= Set problem =
Transcribe the full listing exactly, and drop every picture.

Start of Supplied material

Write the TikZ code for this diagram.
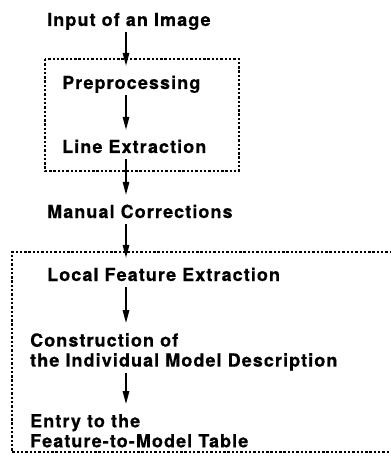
\documentclass[tikz,border=0pt]{standalone}
\usepackage{fontspec}
\setmainfont{TeX Gyre Heros}[LetterSpace=6, BoldFeatures={FakeBold=0.6}]
\usetikzlibrary{arrows.meta}
\begin{document}
\begin{tikzpicture}[x=1pt,y=-1pt,
  stage/.style={inner sep=0pt, anchor=base west, text height=13pt, text depth=4pt,
    font=\fontsize{18}{20}\selectfont\bfseries},
  stage2/.style={inner sep=0pt, anchor=north west, align=left,
    font=\fontsize{18}{20}\selectfont\bfseries},
  flow/.style={line width=1.6pt, -{Triangle[length=13pt,width=6.5pt]},
    shorten <=2pt, shorten >=10pt},
  group/.style={line width=1.3pt, dash pattern=on 2.4pt off 1.9pt}]
  \useasboundingbox (0,0) rectangle (390,462);
  \coordinate (xa) at (126,0);

  % stages of the procedure
  \node[stage] (input)  at (47,26)  {Input of an Image};
  \node[stage] (prep)   at (62,89)  {Preprocessing};
  \node[stage] (line)   at (62,153) {Line Extraction};
  \node[stage] (manual) at (47,218) {Manual Corrections};
  \node[stage] (local)  at (47,281) {Local Feature Extraction};
  \node[stage2] (constr) at (30,333) {Construction of\\the Individual Model Description};
  \node[stage2] (entry)  at (30,414) {Entry to the\\Feature-to-Model Table};

  % dotted groupings
  \draw[group] (45,59) rectangle (239,171);
  \draw[group] (392,252) -- (12,252) -- (12,452) -- (392,452);

  % flow arrows
  \draw[flow] (input.south -| xa)  -- (prep.north -| xa);
  \draw[flow] (prep.south -| xa)   -- (line.north -| xa);
  \draw[flow] (line.south -| xa)   -- (manual.north -| xa);
  \draw[flow] (manual.south -| xa) -- (local.north -| xa);
  \draw[flow] (local.south -| xa)  -- (constr.north -| xa);
  \draw[flow] (constr.south -| xa) -- (entry.north -| xa);
\end{tikzpicture}
\end{document}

End of Supplied material

= Expected output =
Write the TikZ code for this diagram.
\documentclass[tikz,border=0pt]{standalone}
\usepackage{fontspec}
\setmainfont{TeX Gyre Heros}[LetterSpace=6, BoldFeatures={FakeBold=0.6}]
\usetikzlibrary{arrows.meta}
\begin{document}
\begin{tikzpicture}[x=1pt,y=-1pt,
  stage/.style={inner sep=0pt, anchor=base west, text height=13pt, text depth=4pt,
    font=\fontsize{18}{20}\selectfont\bfseries},
  stage2/.style={inner sep=0pt, anchor=north west, align=left,
    font=\fontsize{18}{20}\selectfont\bfseries},
  flow/.style={line width=1.6pt, -{Triangle[length=13pt,width=6.5pt]},
    shorten <=2pt, shorten >=10pt},
  group/.style={line width=1.3pt, dash pattern=on 2.4pt off 1.9pt}]
  \useasboundingbox (0,0) rectangle (390,462);
  \coordinate (xa) at (126,0);

  % stages of the procedure
  \node[stage] (input)  at (47,26)  {Input of an Image};
  \node[stage] (prep)   at (62,89)  {Preprocessing};
  \node[stage] (line)   at (62,153) {Line Extraction};
  \node[stage] (manual) at (47,218) {Manual Corrections};
  \node[stage] (local)  at (47,281) {Local Feature Extraction};
  \node[stage2] (constr) at (30,333) {Construction of\\the Individual Model Description};
  \node[stage2] (entry)  at (30,414) {Entry to the\\Feature-to-Model Table};

  % dotted groupings
  \draw[group] (45,59) rectangle (239,171);
  \draw[group] (392,252) -- (12,252) -- (12,452) -- (392,452);

  % flow arrows
  \draw[flow] (input.south -| xa)  -- (prep.north -| xa);
  \draw[flow] (prep.south -| xa)   -- (line.north -| xa);
  \draw[flow] (line.south -| xa)   -- (manual.north -| xa);
  \draw[flow] (manual.south -| xa) -- (local.north -| xa);
  \draw[flow] (local.south -| xa)  -- (constr.north -| xa);
  \draw[flow] (constr.south -| xa) -- (entry.north -| xa);
\end{tikzpicture}
\end{document}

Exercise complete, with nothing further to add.